Single by Runaway June

from the album Blue Roses
- Released: August 20, 2018
- Genre: Country
- Length: 3:23
- Label: Wheelhouse
- Songwriters: Naomi Cooke, Josh Kear, Hillary Lindsey, Hannah Mullholand, Jennifer Wayne
- Producer: Dann Huff

Runaway June singles chronology
| "Wild West" (2017) | "Buy My Own Drinks" (2018) | "Head over Heels" (2019) |

= Buy My Own Drinks =

"Buy My Own Drinks" is a song recorded by American country music group Runaway June. It was released as a single in August 2018, and served as the second single from their self-titled EP and lead-off single to Blue Roses, their full-length debut album, both released via Wheelhouse.

==Content==
"Buy My Own Drinks" is an uptempo "ebullient female anthem" about a woman who goes out for drinks following the end of a relationship and celebrates how she doesn't need a man. It was written by all three members of Runaway June along with Josh Kear and Hillary Lindsey.

==Music video==
The music video for the song premiered on March 1, 2019. Directed by Peter Zavadil, it features the 3 members of the group as bartenders at a local bar, as well as younger versions of themselves reenacting each member's dreams if they weren't a singer: an artist, a dog groomer, and a bouncer.

==Chart performance==
"Buy My Own Drinks" debuted on the Billboard Country Airplay chart at number 59 on the chart dated October 6, 2018. It reached the top 10 of the chart in September 2019, making it the first time a female group or trio had done so since SHeDAISY's "Don't Worry 'Bout a Thing" in 2005, fourteen years prior. It reached a peak of #8 later that month. It also became the group's first chart single on the Billboard Hot 100, debuting at number 90 for the chart dated August 24, 2019.

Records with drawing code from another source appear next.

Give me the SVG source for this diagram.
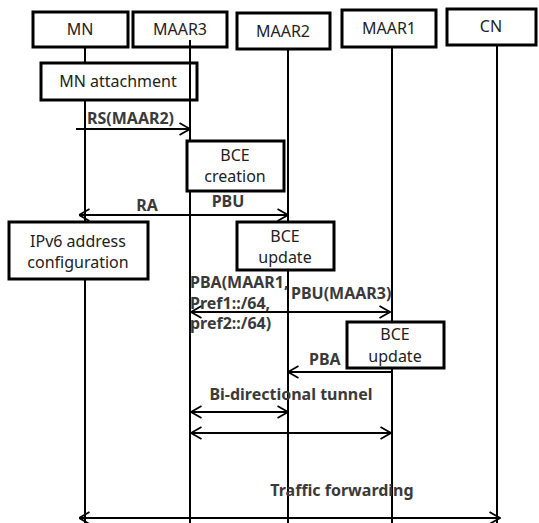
<svg xmlns="http://www.w3.org/2000/svg" width="539" height="523" viewBox="0 0 539 523">
<defs>
<marker id="ah" viewBox="0 0 12 14" refX="11.5" refY="7" markerWidth="12" markerHeight="14" markerUnits="userSpaceOnUse" orient="auto-start-reverse">
<path d="M1,1 L11.5,7 L1,13" fill="none" stroke="#000" stroke-width="1.8"/>
</marker>
</defs>
<style>
.box{fill:#fff;stroke:#000;stroke-width:3}
.life{stroke:#000;stroke-width:2;fill:none}
.msg{stroke:#000;stroke-width:2;fill:none}
.t{font-family:"Noto Sans","Open Sans",sans-serif;font-size:16px;fill:#222;text-anchor:middle}
.m{font-family:"Noto Sans","Open Sans",sans-serif;font-size:16px;font-weight:bold;fill:#3a3a3a}
</style>
<g id="lifelines">
<line class="life" x1="85" y1="47" x2="85" y2="523"/>
<line class="life" x1="190" y1="47" x2="190" y2="523"/>
<line class="life" x1="288" y1="49" x2="288" y2="523" stroke-width="3"/>
<line class="life" x1="392" y1="47" x2="392" y2="523"/>
<line class="life" x1="497" y1="45" x2="497" y2="523"/>
</g>
<g id="MN"><rect class="box" x="33" y="12" width="95" height="35"/><text class="t" x="80" y="35">MN</text></g>
<g id="MAAR3"><rect class="box" x="133" y="12" width="94" height="35"/><text class="t" x="180" y="35">MAAR3</text></g>
<g id="MAAR2"><rect class="box" x="237" y="13" width="93" height="36"/><text class="t" x="283" y="37">MAAR2</text></g>
<g id="MAAR1"><rect class="box" x="342" y="10" width="94" height="37"/><text class="t" x="389" y="34">MAAR1</text></g>
<g id="CN"><rect class="box" x="447" y="9" width="89" height="36"/><text class="t" x="491" y="32">CN</text></g>
<g id="mn-attachment"><rect class="box" x="41" y="63" width="156" height="37"/><text class="t" x="118" y="87">MN attachment</text></g>
<line class="life" x1="190" y1="40" x2="190" y2="100"/>
<g id="bce-creation"><rect class="box" x="187" y="141" width="97" height="50"/><text class="t" x="235" y="161">BCE</text><text class="t" x="235" y="182">creation</text></g>
<g id="ipv6-config"><rect class="box" x="9" y="222" width="139" height="57"/><text class="t" x="78" y="247">IPv6 address</text><text class="t" x="78" y="268">configuration</text></g>
<g id="bce-update-1"><rect class="box" x="237" y="222" width="97" height="48"/><text class="t" x="285" y="242">BCE</text><text class="t" x="285" y="263">update</text></g>
<g id="bce-update-2"><rect class="box" x="347" y="322" width="97" height="46"/><text class="t" x="395" y="340">BCE</text><text class="t" x="395" y="362">update</text></g>
<g id="connectors">
<line class="msg" x1="76" y1="129" x2="190" y2="129" marker-end="url(#ah)"/>
<line class="msg" x1="190" y1="215" x2="79" y2="215" marker-end="url(#ah)"/>
<line class="msg" x1="190" y1="215" x2="288" y2="215" marker-end="url(#ah)"/>
<line class="msg" x1="288" y1="312" x2="191" y2="312" marker-end="url(#ah)"/>
<line class="msg" x1="288" y1="312" x2="390" y2="312" marker-end="url(#ah)"/>
<line class="msg" x1="391" y1="372" x2="288" y2="372" marker-end="url(#ah)"/>
<line class="msg" x1="191" y1="412" x2="288" y2="412" marker-start="url(#ah)" marker-end="url(#ah)"/>
<line class="msg" x1="191" y1="433" x2="391" y2="433" marker-start="url(#ah)" marker-end="url(#ah)"/>
<line class="msg" x1="79" y1="518" x2="500" y2="518" marker-start="url(#ah)" marker-end="url(#ah)"/>
</g>
<g id="labels">
<text class="m" x="87" y="124">RS(MAAR2)</text>
<text class="m" x="147" y="211" text-anchor="middle">RA</text>
<text class="m" x="228" y="207" text-anchor="middle">PBU</text>
<text class="m" x="190" y="288">PBA(MAAR1,</text>
<text class="m" x="190" y="309">Pref1::/64,</text>
<text class="m" x="190" y="329">pref2::/64)</text>
<text class="m" x="291" y="299">PBU(MAAR3)</text>
<text class="m" x="309" y="365">PBA</text>
<text class="m" x="291" y="400" text-anchor="middle">Bi-directional tunnel</text>
<text class="m" x="342" y="496" text-anchor="middle">Traffic forwarding</text>
</g>
</svg>
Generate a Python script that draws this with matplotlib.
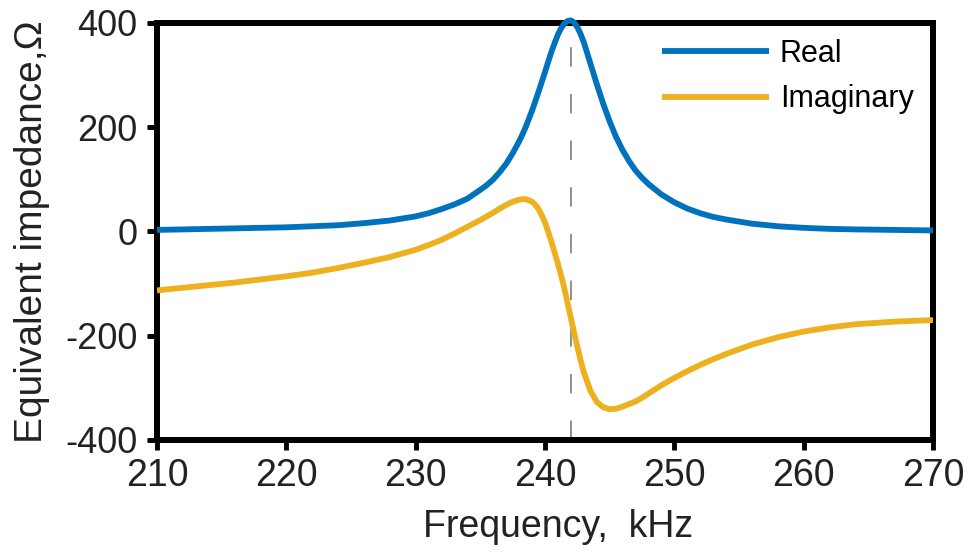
import matplotlib
matplotlib.use('Agg')
import matplotlib.pyplot as plt

# values
freq_khz = [210, 212, 214, 216, 218, 220, 222, 224, 226, 228, 229, 230, 231, 232,
            233, 234, 235, 235.5, 236, 236.5, 237, 237.5, 238, 238.25, 238.5,
            238.75, 239, 239.25, 239.5, 239.75, 240, 240.25, 240.5, 240.75, 241,
            241.25, 241.5, 241.75, 242, 242.25, 242.5, 242.75, 243, 243.5, 244,
            244.5, 245, 245.5, 246, 246.5, 247, 247.5, 248, 249, 250, 251, 252,
            253, 254, 256, 258, 260, 262, 264, 267, 270]
real_ohm = [3, 4, 5, 6, 7, 8, 10, 12, 16, 21, 25, 29, 35, 43,
            52, 63, 80, 89, 100, 114, 130, 150, 173, 186, 200,
            216, 232, 250, 268, 287, 306, 326, 345, 362, 378,
            390, 399, 404, 405, 401, 392, 379, 363, 323, 283,
            245, 211, 181, 156, 135, 117, 103, 91, 71, 56, 44, 35,
            28, 23, 15, 10, 7, 5, 4, 3, 2]
imag_ohm = [-113, -108, -103, -98, -92, -86, -79, -70, -60, -49, -42, -35, -26, -16,
            -4, 9, 22, 29, 36, 44, 51, 57, 61, 62, 62,
            60, 57, 51, 43, 31, 17, -1, -20, -41, -62,
            -85, -110, -138, -166, -194, -221, -247, -270, -305, -327,
            -337, -341, -340, -336, -331, -326, -319, -311, -295, -281, -268, -256,
            -245, -235, -217, -203, -192, -184, -178, -173, -170]
resonance_khz = 242.0

x_ticks = [210, 220, 230, 240, 250, 260, 270]
y_ticks = [-400, -200, 0, 200, 400]

plt.rcParams['font.family'] = ['Liberation Sans', 'DejaVu Sans']
plt.rcParams['axes.unicode_minus'] = False

fig = plt.figure(figsize=(9.77, 5.58), dpi=100)
ax = fig.add_axes([0.1607, 0.2115, 0.7943, 0.7473])

ax.axvline(resonance_khz, color='#8f8f8f', lw=1.4, dashes=(10, 14), zorder=1)
ax.plot(freq_khz, real_ohm, color='#0072BD', lw=4.2, label='Real',
        solid_capstyle='butt', solid_joinstyle='round', zorder=5, clip_on=False)
ax.plot(freq_khz, imag_ohm, color='#EDB120', lw=4.2, label='Imaginary',
        solid_capstyle='butt', solid_joinstyle='round', zorder=4)

ax.set_xlim(210, 270)
ax.set_ylim(-400, 400)
ax.set_xticks(x_ticks)
ax.set_yticks(y_ticks)

for spine in ax.spines.values():
    spine.set_linewidth(4.3)
    spine.set_zorder(3)

ax.tick_params(axis='both', direction='out', length=7, width=3.5, color='black')
ax.tick_params(axis='y', labelsize=26, pad=7)
ax.tick_params(axis='x', labelsize=27, pad=6)
for lbl in ax.get_xticklabels() + ax.get_yticklabels():
    lbl.set_color('#222222')

ax.set_xlabel('Frequency,  kHz', fontsize=27, color='#222222')
ax.set_ylabel('Equivalent impedance,\u03a9', fontsize=28, color='#222222')
ax.xaxis.set_label_coords(0.517, -0.165)
ax.yaxis.set_label_coords(-0.138, 0.5)

ax.legend(loc='upper left', bbox_to_anchor=(662 / 977, 1 - 39 / 558),
          bbox_transform=fig.transFigure, frameon=False, fontsize=22,
          handlelength=3.5, handletextpad=0.36, labelspacing=0.5,
          borderpad=0, borderaxespad=0)

fig.savefig('out.png', dpi=100)
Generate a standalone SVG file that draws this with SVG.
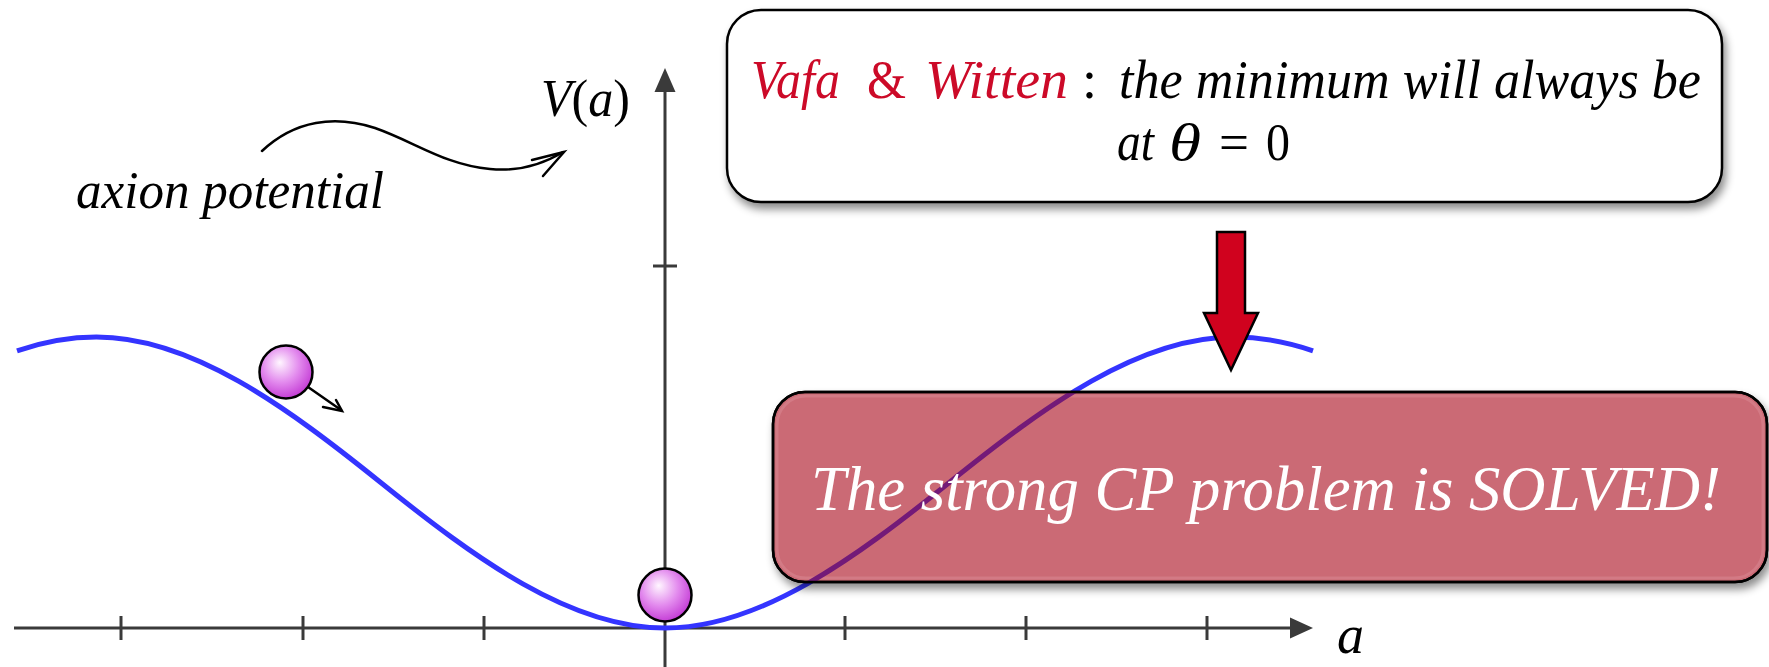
<svg xmlns="http://www.w3.org/2000/svg" width="1769" height="667" viewBox="0 0 1769 667">
<style>
.ax{stroke:#3a3a3a;stroke-width:3;fill:none}
.axh{fill:#3a3a3a;stroke:none}
.t{font-family:"Liberation Serif","DejaVu Serif",serif;font-style:italic}
.u{font-family:"Liberation Serif","DejaVu Serif",serif;font-style:normal}
.ball{fill:url(#ballg);stroke:#000;stroke-width:2.5}
.thin{stroke:#000;stroke-width:2.5;fill:none;stroke-linecap:round}
.pot{fill:none;stroke-width:5}
</style>
<defs>
<radialGradient id="ballg" cx="0.42" cy="0.38" r="0.62" fx="0.38" fy="0.32">
<stop offset="0" stop-color="#fff6ff"/>
<stop offset="0.55" stop-color="#e38cee"/>
<stop offset="1" stop-color="#c53fd6"/>
</radialGradient>
<filter id="shadow" x="-5%" y="-15%" width="112%" height="135%">
<feGaussianBlur in="SourceAlpha" stdDeviation="4"/>
<feOffset dx="3" dy="6" result="b"/>
<feFlood flood-color="#000" flood-opacity="0.45"/>
<feComposite in2="b" operator="in" result="s"/>
<feMerge><feMergeNode in="s"/><feMergeNode in="SourceGraphic"/></feMerge>
</filter>
<path id="potential" d="M17,350.8 C43.45,341.8 69.95,337 96.4,337 C191.2,337 285.9,406.3 380.7,482.5 C475.5,558.7 570.2,628 665,628 C759.8,628 854.5,558.7 949.3,482.5 C1044.1,406.3 1138.8,337 1233.6,337 C1260.05,337 1286.55,341.8 1313,350.8"/>
<clipPath id="boxclip"><rect x="773" y="392" width="994" height="190" rx="32" ry="32"/></clipPath>
</defs>

<g id="axes">
<line class="ax" x1="14" y1="628" x2="1292" y2="628"/>
<polygon class="axh" points="1313,628 1290,617.5 1290,638.5"/>
<line class="ax" x1="665" y1="667" x2="665" y2="90"/>
<polygon class="axh" points="665,68 654.5,92 675.5,92"/>
<g class="ax">
<line x1="121" y1="616" x2="121" y2="640"/>
<line x1="303" y1="616" x2="303" y2="640"/>
<line x1="484" y1="616" x2="484" y2="640"/>
<line x1="845" y1="616" x2="845" y2="640"/>
<line x1="1026" y1="616" x2="1026" y2="640"/>
<line x1="1207" y1="616" x2="1207" y2="640"/>
<line x1="653" y1="266" x2="677" y2="266"/>
</g>
<text class="t" x="541" y="116" font-size="52" textLength="89" lengthAdjust="spacingAndGlyphs">V<tspan class="u">(</tspan>a<tspan class="u">)</tspan></text>
<text class="t" x="1337" y="653" font-size="54">a</text>
</g>

<g id="curve">
<use href="#potential" class="pot" stroke="#3434ff"/>
</g>

<g id="label-axion">
<text class="t" x="76" y="208" font-size="52" textLength="308" lengthAdjust="spacingAndGlyphs">axion potential</text>
</g>

<g id="connectors">
<path class="thin" d="M262,151 C295,120 335,115 375,128 C415,142 445,165 490,169 C520,172 545,163 563,152"/>
<path class="thin" d="M532,160 L564,152 L543,176"/>
<path class="thin" d="M308,387 L341,410"/>
<path class="thin" d="M323,407 L342,411 L336,400"/>
</g>

<g id="ball1">
<circle class="ball" cx="286" cy="372" r="26.5"/>
</g>
<g id="ball2">
<circle class="ball" cx="665" cy="595" r="26.5"/>
</g>

<g id="red-arrow">
<polygon points="1217,232 1245,232 1245,313 1258,313 1231,370 1204,313 1217,313" fill="#d0021e" stroke="#000" stroke-width="2.5" stroke-linejoin="miter"/>
</g>

<g id="box-top">
<rect x="727" y="10" width="995" height="192" rx="34" ry="34" fill="#fff" stroke="#000" stroke-width="2.5" filter="url(#shadow)"/>
<text class="t" x="751" y="98" font-size="54" fill="#cc0a28" textLength="89" lengthAdjust="spacingAndGlyphs">Vafa</text>
<text class="u" x="867" y="98" font-size="54" fill="#cc0a28" textLength="39" lengthAdjust="spacingAndGlyphs">&amp;</text>
<text class="t" x="925" y="98" font-size="54" fill="#cc0a28" textLength="143" lengthAdjust="spacingAndGlyphs">Witten</text>
<text class="u" x="1082" y="98" font-size="54" fill="#000">:</text>
<text class="t" x="1119" y="98" font-size="54" fill="#000" textLength="582" lengthAdjust="spacingAndGlyphs">the minimum will always be</text>
<text class="t" x="1117" y="160" font-size="54" fill="#000" textLength="37" lengthAdjust="spacingAndGlyphs">at</text>
<text class="t" x="1169" y="160" font-size="52" fill="#000" textLength="32" lengthAdjust="spacingAndGlyphs">θ</text>
<text class="u" x="1219" y="160" font-size="52" fill="#000" textLength="30" lengthAdjust="spacingAndGlyphs">=</text>
<text class="u" x="1266" y="160" font-size="52" fill="#000" textLength="24" lengthAdjust="spacingAndGlyphs">0</text>
</g>

<g id="box-bottom">
<rect x="773" y="392" width="994" height="190" rx="32" ry="32" fill="#cb6a75" stroke="#000" stroke-width="2.5" filter="url(#shadow)"/>
<rect x="777" y="396" width="986" height="182" rx="29" ry="29" fill="none" stroke="#d98590" stroke-width="3" opacity="0.6"/>
<use href="#potential" class="pot" stroke="#731a78" clip-path="url(#boxclip)"/>
<rect x="773" y="392" width="994" height="190" rx="32" ry="32" fill="none" stroke="#000" stroke-width="2.5"/>
<text class="t" x="811" y="510" font-size="64" fill="#fff" textLength="910" lengthAdjust="spacingAndGlyphs">The strong CP problem is SOLVED!</text>
</g>
</svg>
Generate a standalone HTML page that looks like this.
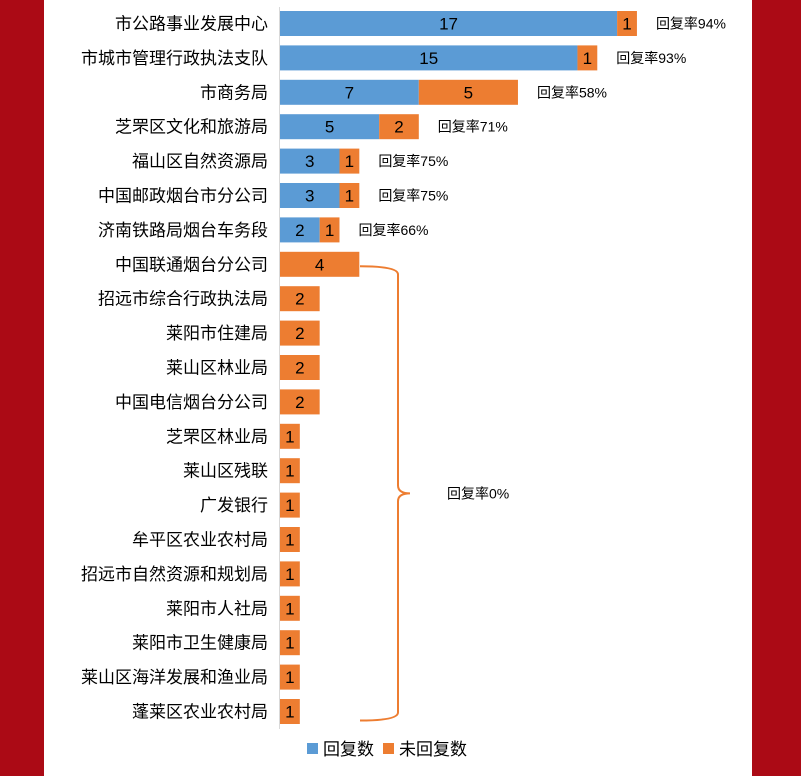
<!DOCTYPE html>
<html><head><meta charset="utf-8">
<style>
body{margin:0;width:801px;height:776px;overflow:hidden;background:#fff;font-family:"Liberation Sans","Noto Sans CJK SC",sans-serif;}
#wrap{position:relative;width:801px;height:776px;}
</style></head><body>
<div id="wrap">
<div style="position:absolute;left:0;top:0;width:44px;height:776px;background:#ab0a15"></div>
<div style="position:absolute;left:752px;top:0;width:49px;height:776px;background:#ab0a15"></div>
<svg id="chart" width="801" height="776" style="position:absolute;left:0;top:0"></svg>
</div>
<script>
const categories=["市公路事业发展中心","市城市管理行政执法支队","市商务局","芝罘区文化和旅游局","福山区自然资源局","中国邮政烟台市分公司","济南铁路局烟台车务段","中国联通烟台分公司","招远市综合行政执法局","莱阳市住建局","莱山区林业局","中国电信烟台分公司","芝罘区林业局","莱山区残联","广发银行","牟平区农业农村局","招远市自然资源和规划局","莱阳市人社局","莱阳市卫生健康局","莱山区海洋发展和渔业局","蓬莱区农业农村局"];
const replied=[17,15,7,5,3,3,2,0,0,0,0,0,0,0,0,0,0,0,0,0,0];
const unreplied=[1,1,5,2,1,1,1,4,2,2,2,2,1,1,1,1,1,1,1,1,1];
const rateLabels=["回复率94%","回复率93%","回复率58%","回复率71%","回复率75%","回复率75%","回复率66%"];
const zeroLabel="回复率0%";
const NS="http://www.w3.org/2000/svg";
const svg=document.getElementById('chart');
const x0=280,unit=19.83,y0=23.5,pitch=34.4,bh=25;
const xs=v=>x0+v*unit;
const yc=i=>y0+i*pitch;
function mk(t,a){const e=document.createElementNS(NS,t);for(const k in a)e.setAttribute(k,a[k]);svg.appendChild(e);return e;}
const ax=mk('line',{x1:279.5,x2:279.5,y1:7,y2:729,stroke:'#d9d9d9','stroke-width':1});


categories.forEach((c,i)=>{
  const t=mk('text',{x:268,y:yc(i)+6,'text-anchor':'end','font-size':17,fill:'#000'});
  t.textContent=c;
  
  
  if(replied[i]>0){
    const r=mk('rect',{x:xs(0),y:yc(i)-bh/2,width:xs(replied[i])-xs(0),height:bh,fill:'#5b9bd5'});
    
    
    const v=mk('text',{x:(xs(0)+xs(replied[i]))/2,y:yc(i)+6,'text-anchor':'middle','font-size':17,fill:'#000'});
    v.textContent=replied[i];
    
    
  }
  const s=replied[i],e=replied[i]+unreplied[i];
  const r2=mk('rect',{x:xs(s),y:yc(i)-bh/2,width:xs(e)-xs(s),height:bh,fill:'#ed7d31'});
  
  
  const v2=mk('text',{x:(xs(s)+xs(e))/2,y:yc(i)+6,'text-anchor':'middle','font-size':17,fill:'#000'});
  v2.textContent=unreplied[i];
  
  
  if(i<rateLabels.length){
    const rl=mk('text',{x:xs(e)+19,y:yc(i)+5,'font-size':14,fill:'#000'});
    rl.textContent=rateLabels[i];
    
    
  }
});
const first=rateLabels.length,last=categories.length-1;
const yt=yc(first)+2,yb=yc(last)+9,ym=(yt+yb)/2,bx=398;
const br=mk('path',{d:`M360 ${yt} Q${bx} ${yt} ${bx} ${yt+8} L${bx} ${ym-8} Q${bx} ${ym} 410 ${ym} Q${bx} ${ym} ${bx} ${ym+8} L${bx} ${yb-8} Q${bx} ${yb} 360 ${yb}`,fill:'none',stroke:'#ed7d31','stroke-width':2});


const zl=mk('text',{x:447,y:ym+5,'font-size':14,fill:'#000'});
zl.textContent=zeroLabel;


const l1=mk('rect',{x:307,y:743,width:11,height:11,fill:'#5b9bd5'});


const lt1=mk('text',{x:323,y:755,'font-size':17,fill:'#000'});
lt1.textContent='回复数';


const l2=mk('rect',{x:383,y:743,width:11,height:11,fill:'#ed7d31'});


const lt2=mk('text',{x:399,y:755,'font-size':17,fill:'#000'});
lt2.textContent='未回复数';


</script>
</body></html>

It has sold 42,000 digital copies in the United States as of October 2019.

==Charts==

===Weekly charts===

| Chart (2018–19) | Peak position |
|---|---|
| Canada Country (Billboard) | 15 |
| US Billboard Hot 100 | 88 |
| US Country Airplay (Billboard) | 8 |
| US Hot Country Songs (Billboard) | 17 |

===Year-end charts===

| Chart (2019) | Position |
|---|---|
| US Country Airplay (Billboard) | 39 |
| US Hot Country Songs (Billboard) | 59 |

== Certifications ==

| Region | Certification | Certified units/sales |
| United States (RIAA) | Gold | 500,000^{‡} |
^{‡} Sales+streaming figures based on certification alone.